By God’s grace, the frequency of these feelings has since lessened. But it still happens from time to time. I am constantly reminded to commit my worries to the Lord, for He is my “refuge and strength, a very present help in trouble” (Psalm 46:1).
5. I learned that it truly takes a village to raise a child.
I am thankful for the help and support that my husband and family gave me in the first few months after my baby’s arrival. Before the delivery, I naively thought that I could handle the baby on my own. But everything was foreign to me, and I found the learning curve extremely steep. It wasn’t long before I was welcoming any help that I could get.
Now that I’m back at work, my baby is being cared for primarily by my mom, with my aunts helping out from time to time. When my mom heard that I was expecting, she had made plans to quit her job just so that she would be available to care for my baby when I headed back to work. Words cannot express how grateful I am for the way my mother selflessly put her entire life on hold just to help me out.
As I reflect on these past months, I am encouraged by the hearts of my mother and my aunts who willingly sacrificed their time and comfort for us. Their actions remind me of the woman described in Proverbs 31:25-30: “She is clothed with strength and dignity; she can laugh at the days to come.
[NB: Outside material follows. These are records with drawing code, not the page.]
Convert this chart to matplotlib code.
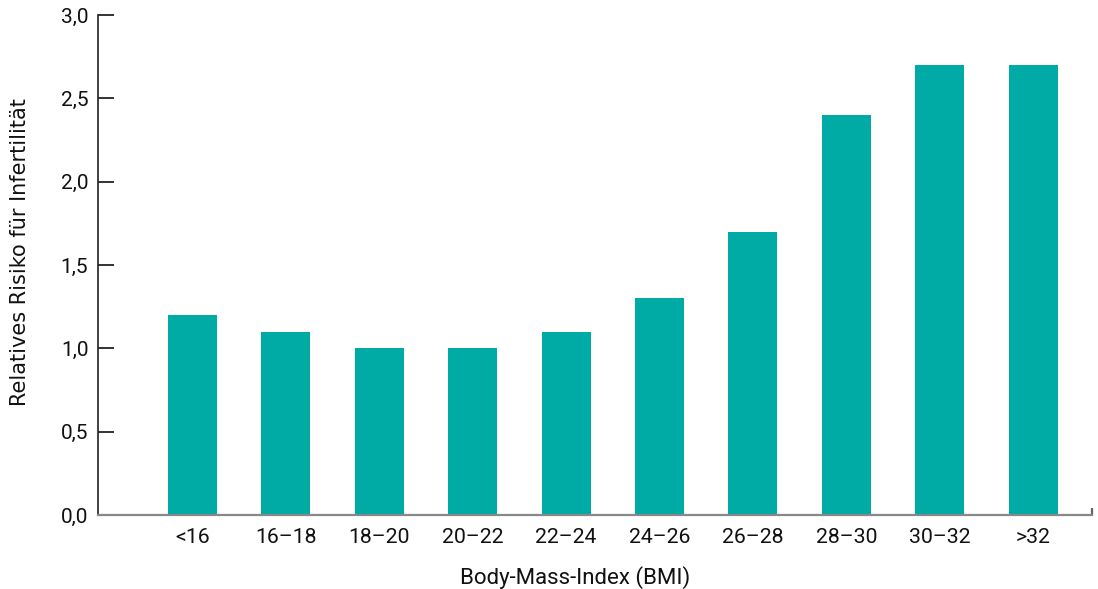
import matplotlib
matplotlib.use("Agg")
import matplotlib.pyplot as plt
from matplotlib.ticker import FuncFormatter

# BMI classes and relative infertility risk
categories = ["<16", "16–18", "18–20", "20–22", "22–24", "24–26", "26–28", "28–30", "30–32", ">32"]
risk = [1.2, 1.1, 1.0, 1.0, 1.1, 1.3, 1.7, 2.4, 2.7, 2.7]
y_ticks = [0.0, 0.5, 1.0, 1.5, 2.0, 2.5, 3.0]

teal = "#00aba5"

W, H = 1098, 589
fig = plt.figure(figsize=(W / 100, H / 100), dpi=100)
ax = fig.add_axes([0.0893, 0.1256, 0.9052, 0.8489])

x = list(range(len(categories)))
ax.bar(x, risk, width=0.525, color=teal, zorder=2)

ax.set_xlim(-1.01, 9.63)
ax.set_ylim(0, 3.0)

ax.set_yticks(y_ticks)
ax.yaxis.set_major_formatter(FuncFormatter(lambda v, p: f"{v:.1f}".replace(".", ",")))
ax.set_xticks(x)
ax.set_xticklabels(categories)

for s in ("top", "right"):
    ax.spines[s].set_visible(False)
ax.spines["left"].set_color("#222222")
ax.spines["left"].set_linewidth(1.2)
ax.spines["bottom"].set_color("#888888")
ax.spines["bottom"].set_linewidth(1.6)

ax.tick_params(axis="y", direction="in", length=11.5, width=1.2, color="#111111",
               labelsize=15, labelcolor="#111111", pad=7)
ax.tick_params(axis="x", length=0, labelsize=15.3, labelcolor="#111111", pad=9)
for lab in ax.get_yticklabels() + ax.get_xticklabels():
    lab.set_fontfamily("Roboto")

# closing tick at the right end of the baseline
ax.plot([1, 1], [0, 0.014], transform=ax.transAxes, color="#666666", lw=1.6,
        clip_on=False, solid_capstyle="butt")

fig.text(20 / W, 1 - 252 / H, "Relatives Risiko für Infertilität", rotation=90,
         ha="center", va="center", fontsize=15, fontfamily="DejaVu Sans", color="#111111")
fig.text(575 / W, 1 - 578 / H, "Body-Mass-Index (BMI)", ha="center", va="center",
         fontsize=16, fontfamily="Roboto", color="#111111")

fig.savefig("out.png", dpi=100)
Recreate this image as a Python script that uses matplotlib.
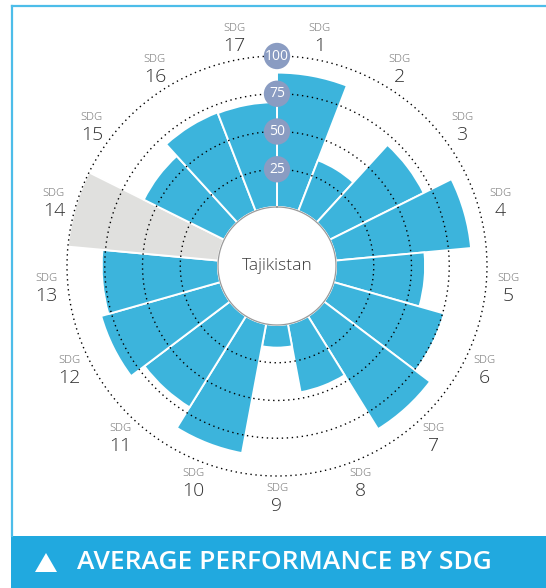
import numpy as np
import matplotlib.pyplot as plt
from matplotlib.patches import Rectangle, Polygon
from matplotlib.lines import Line2D

plt.rcParams['font.family'] = ['Open Sans', 'DejaVu Sans']

# data
sdg_labels = [str(i) for i in range(1, 18)]
scores = [89, 36, 69.5, 90, 59, 76, 88, 46, 15, 87, 71, 82, 77, np.nan, 59.5, 70, 69.5]
ring_values = [25, 50, 75, 100]
country = "Tajikistan"
title = "AVERAGE PERFORMANCE BY SDG"

BAR_COLOR = "#3cb4dc"
NODATA_COLOR = "#e0e0de"
RING_LABEL_COLOR = "#8a9cc2"
FRAME_COLOR = "#4dbde9"
BANNER_COLOR = "#21a9df"

# pixel geometry: centre (277, 266), 1.51 px per point, hole of 59 px
W, H = 546, 588
cx, cy = 277, 266
px_per_unit = 1.51
hole = 59 / px_per_unit
half = 250

fig = plt.figure(figsize=(W / 100, H / 100), dpi=100)
ax = fig.add_axes([(cx - half) / W, (H - cy - half) / H, 2 * half / W, 2 * half / H],
                  projection='polar')
ax.set_theta_zero_location('N')
ax.set_theta_direction(-1)
ax.set_ylim(0, half / px_per_unit)
ax.axis('off')

n = len(scores)
width = 2 * np.pi / n
theta = np.arange(n) * width + width / 2

heights = [100 if np.isnan(s) else s for s in scores]
colors = [NODATA_COLOR if np.isnan(s) else BAR_COLOR for s in scores]
ax.bar(theta, heights, width=width, bottom=hole, color=colors,
       edgecolor='white', linewidth=1.4, zorder=2)

# dotted rings
tt = np.linspace(0, 2 * np.pi, 400)
for v in ring_values:
    ax.plot(tt, np.full_like(tt, hole + v), color='black', lw=1.0,
            linestyle=(0, (1, 2.6)), zorder=3)

# inner hole
ax.fill(tt, np.full_like(tt, hole), color='white', zorder=4)
ax.plot(tt, np.full_like(tt, hole), color='#9a9a9a', lw=0.9, zorder=4)
ax.text(0, 0, country, ha='center', va='center', fontsize=12.5, color='#3a3a3a',
        fontweight='light', zorder=5)

# ring value badges
ax.scatter(np.zeros(len(ring_values)), [hole + v for v in ring_values], s=360,
           color=RING_LABEL_COLOR, edgecolor='none', zorder=6)
for v in ring_values:
    ax.text(0, hole + v, str(v), ha='center', va='center', fontsize=10,
            color='white', zorder=7)

# SDG labels
label_r = 232 / px_per_unit
for t, lab in zip(theta, sdg_labels):
    ax.annotate("SDG", (t, label_r), xytext=(0, 6.5), textcoords='offset points',
                ha='center', va='center', fontsize=8, color='#666666', fontweight='light')
    ax.annotate(lab, (t, label_r), xytext=(0, -6), textcoords='offset points',
                ha='center', va='center', fontsize=14, color='#333333', fontweight='light')

# frame and banner
fig.add_artist(Line2D([12 / W, 1], [1 - 5.5 / H, 1 - 5.5 / H], color=FRAME_COLOR, lw=1.6))
fig.add_artist(Line2D([12 / W, 12 / W], [1 - 5.5 / H, 1 - 536 / H], color=FRAME_COLOR, lw=1.6))
fig.add_artist(Rectangle((11 / W, 0), 1 - 11 / W, (H - 536) / H,
                         transform=fig.transFigure, color=BANNER_COLOR, lw=0))
fig.add_artist(Polygon([[35 / W, 1 - 572 / H], [57 / W, 1 - 572 / H], [46 / W, 1 - 553 / H]],
                       closed=True, transform=fig.transFigure, color='white', lw=0))
fig.text(77 / W, 1 - 562.5 / H, title, ha='left', va='center', fontsize=19,
         fontweight='semibold', color='white')

fig.savefig('out.png', dpi=100)
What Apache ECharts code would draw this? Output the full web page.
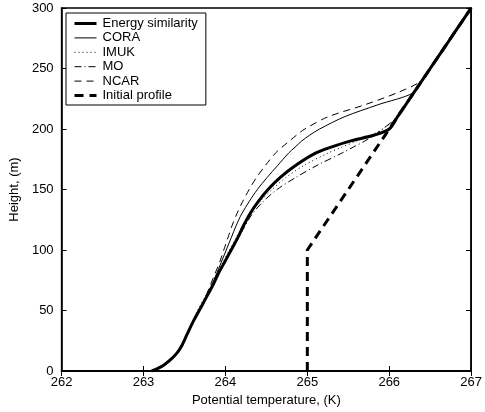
<!DOCTYPE html>
<html>
<head>
<meta charset="utf-8">
<script src="https://cdn.jsdelivr.net/npm/echarts@6/dist/echarts.min.js"></script>
<style>
  html, body { margin: 0; padding: 0; background: #fff; }
  #chart { width: 485px; height: 412px; }
</style>
</head>
<body>
<div id="chart"></div>
<script>
// heights (m) shared by the model profiles
var heights = [0, 2, 5, 10, 15, 20, 30, 40, 50, 60, 70, 80, 90, 100, 110, 120, 130, 140, 150,
  160, 170, 180, 185, 190, 195, 200, 210, 220, 230, 240, 250, 260, 270, 280, 290, 300];

// potential temperature (K) at each height
var energyT = [263.10, 263.17, 263.25, 263.34, 263.41, 263.46, 263.53, 263.60, 263.68, 263.76, 263.84, 263.91,
  263.99, 264.07, 264.15, 264.22, 264.30, 264.40, 264.52, 264.67, 264.86, 265.10, 265.29, 265.52, 265.82,
  266.00, 266.10, 266.20, 266.30, 266.40, 266.50, 266.60, 266.70, 266.80, 266.90, 267.00];
var coraT = [263.10, 263.17, 263.25, 263.34, 263.41, 263.46, 263.53, 263.60, 263.68, 263.76, 263.83, 263.89,
  263.95, 264.01, 264.07, 264.13, 264.20, 264.29, 264.39, 264.51, 264.64, 264.77, 264.85, 264.93, 265.03,
  265.15, 265.45, 265.86, 266.30, 266.40, 266.50, 266.60, 266.70, 266.80, 266.90, 267.00];
var imukT = [263.10, 263.18, 263.27, 263.36, 263.42, 263.47, 263.53, 263.59, 263.66, 263.74, 263.82, 263.89,
  263.97, 264.05, 264.13, 264.21, 264.30, 264.42, 264.57, 264.74, 264.96, 265.25, 265.42, 265.60, 265.78,
  265.92, 266.10, 266.20, 266.30, 266.40, 266.50, 266.60, 266.70, 266.80, 266.90, 267.00];
var moT = [263.10, 263.17, 263.25, 263.34, 263.41, 263.46, 263.53, 263.60, 263.68, 263.76, 263.84, 263.91,
  263.99, 264.08, 264.16, 264.24, 264.33, 264.46, 264.63, 264.86, 265.12, 265.42, 265.56, 265.70, 265.82,
  265.92, 266.10, 266.20, 266.30, 266.40, 266.50, 266.60, 266.70, 266.80, 266.90, 267.00];
var ncarT = [263.10, 263.17, 263.25, 263.34, 263.41, 263.46, 263.53, 263.60, 263.68, 263.75, 263.81, 263.87,
  263.93, 263.98, 264.03, 264.08, 264.14, 264.21, 264.29, 264.38, 264.49, 264.61, 264.69, 264.78, 264.87,
  264.97, 265.25, 265.70, 266.10, 266.40, 266.50, 266.60, 266.70, 266.80, 266.90, 267.00];

var initialT = [265, 265, 266, 267];
var initialH = [0, 100, 200, 300];

function pairs(xs, ys) {
  return xs.map(function (x, i) { return [x, ys[i]]; });
}

var myChart = echarts.init(document.getElementById('chart'));
var font = 'Liberation Sans, Arial, sans-serif';

function line(name, data, width, type, smooth) {
  return {
    name: name,
    type: 'line',
    data: data,
    symbol: 'none',
    smooth: smooth,
    animation: false,
    lineStyle: { color: '#000', width: width, type: type },
    itemStyle: { color: '#000' }
  };
}

var option = {
  animation: false,
  grid: { left: 59, right: 10, top: 8, bottom: 39, show: true, borderColor: '#000', borderWidth: 1.5 },
  legend: {
    orient: 'vertical',
    left: 66, top: 13,
    itemWidth: 22, itemHeight: 14, itemGap: 1.4,
    padding: [4, 8, 3, 7],
    backgroundColor: '#fff',
    borderColor: '#000', borderWidth: 1,
    itemStyle: { opacity: 0 },
    lineStyle: { width: 'inherit' },
    textStyle: { fontFamily: font, fontSize: 13, color: '#000', padding: [0, 0, 0, 1] },
    data: ['Energy similarity', 'CORA', 'IMUK', 'MO', 'NCAR', 'Initial profile']
  },
  xAxis: [{
    type: 'value', min: 262, max: 267, interval: 1,
    name: 'Potential temperature, (K)', nameLocation: 'middle', nameGap: 23,
    nameTextStyle: { fontFamily: font, fontSize: 13, color: '#000' },
    axisLine: { show: true, lineStyle: { color: '#000', width: 1.5 } },
    axisTick: { show: true, inside: true, length: 5, lineStyle: { color: '#000' } },
    axisLabel: { fontFamily: font, fontSize: 13, color: '#000', margin: 5 },
    splitLine: { show: false }
  }, {
    type: 'value', min: 262, max: 267, interval: 1, position: 'top',
    axisLine: { show: true, lineStyle: { color: '#000', width: 1.5 } },
    axisTick: { show: true, inside: true, length: 5, lineStyle: { color: '#000' } },
    axisLabel: { show: false }, splitLine: { show: false }
  }],
  yAxis: [{
    type: 'value', min: 0, max: 300, interval: 50,
    name: 'Height, (m)', nameLocation: 'middle', nameGap: 31,
    nameTextStyle: { fontFamily: font, fontSize: 13, color: '#000' },
    axisLine: { show: true, lineStyle: { color: '#000', width: 1.5 } },
    axisTick: { show: true, inside: true, length: 5, lineStyle: { color: '#000' } },
    axisLabel: { fontFamily: font, fontSize: 13, color: '#000', margin: 8 },
    splitLine: { show: false }
  }, {
    type: 'value', min: 0, max: 300, interval: 50, position: 'right',
    axisLine: { show: true, lineStyle: { color: '#000', width: 1.5 } },
    axisTick: { show: true, inside: true, length: 5, lineStyle: { color: '#000' } },
    axisLabel: { show: false }, splitLine: { show: false }
  }],
  series: [
    line('Initial profile', pairs(initialT, initialH), 3, [9, 6], false),
    line('NCAR', pairs(ncarT, heights), 1, [7, 5], 0.3),
    line('MO', pairs(moT, heights), 1, [7, 3, 1, 3], 0.3),
    line('IMUK', pairs(imukT, heights), 1, [1, 3], 0.3),
    line('CORA', pairs(coraT, heights), 1, 'solid', 0.3),
    line('Energy similarity', pairs(energyT, heights), 3, 'solid', 0.3)
  ]
};

myChart.setOption(option);
</script>
</body>
</html>
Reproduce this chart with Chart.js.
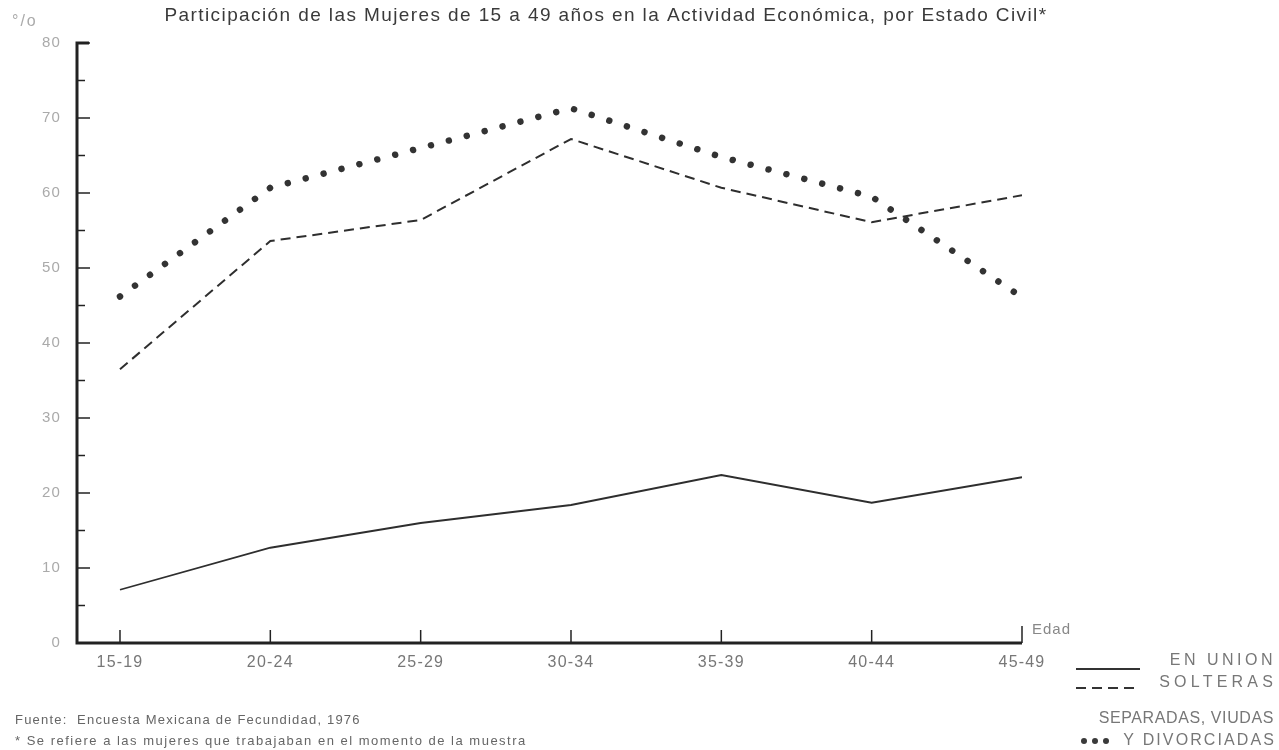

She speaks with wisdom, and faithful instruction is on her tongue. She watches over the affairs of her household and does not eat the bread of idleness. Her children arise and call her blessed; her husband also, and he praises her: ‘Many women do noble things, but you surpass them all.’ Charm is deceptive, and beauty is fleeting; but a woman who fears the LORD is to be praised.”
This Mother’s Day, I am thankful for my mom and my aunts who play a “mothering” role in my life. They have shown me what it means to be joyful in the midst of suffering and to be obedient stewards of their households.
On this day, it is my prayer that God will use and mold me in my new role as a mother, as I strive to live my life as a reflection of what the Bible describes in Proverbs 31.